■ **OBJECTIVE**:
Read the listing below and copy out every line that holds "standalone".

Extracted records
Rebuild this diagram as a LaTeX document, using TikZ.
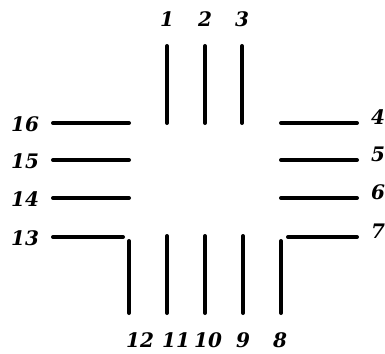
\documentclass[tikz,border=0pt]{standalone}
\usepackage{fontspec}
\setmainfont{DejaVu Serif}
\begin{document}
\begin{tikzpicture}[x=1pt,y=-1pt,
  wire/.style={line width=4pt,line cap=round},
  lbl/.style={font=\fontsize{20}{22}\selectfont\bfseries\itshape,inner sep=0pt,anchor=center}]
\useasboundingbox (0,0) rectangle (385,353);
% top
\foreach \x/\t in {167/1,205/2,242/3}{
  \draw[wire] (\x,46) -- (\x,123);
  \node[lbl] (t\t) at (\x,19) {\t};
}
% left
\foreach \y/\t in {123/16,160/15,198/14}{
  \draw[wire] (53,\y) -- (129,\y);
  \node[lbl] (l\t) at (25,\y+1) {\t};
}
\draw[wire] (53,237) -- (123,237);
\node[lbl] (l13) at (25,238) {13};
% right
\foreach \y/\t in {123/4,160/5,198/6}{
  \draw[wire] (281,\y) -- (357,\y);
  \node[lbl,anchor=west] (r\t) at (371,\y-6) {\t};
}
\draw[wire] (288,237) -- (357,237);
\node[lbl,anchor=west] (r7) at (371,231) {7};
% bottom
\draw[wire] (129,241) -- (129,313);
\draw[wire] (281,241) -- (281,313);
\foreach \x in {167,205,243}{
  \draw[wire] (\x,236) -- (\x,313);
}
\node[lbl] (b12) at (140,340) {12};
\node[lbl] (b11) at (176,340) {11};
\node[lbl] (b10) at (208,340) {10};
\node[lbl] (b9) at (243,340) {9};
\node[lbl] (b8) at (280,340) {8};
\end{tikzpicture}
\end{document}
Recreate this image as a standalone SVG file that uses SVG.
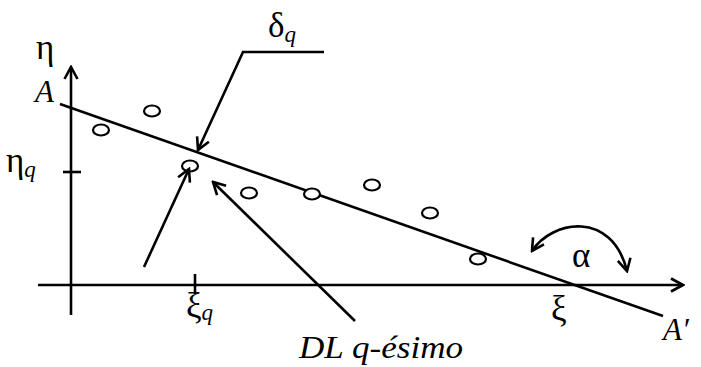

■ **FINAL ANSWER**:
\documentclass[tikz,border=0pt]{standalone}
Recreate this image as a standalone SVG file that uses SVG.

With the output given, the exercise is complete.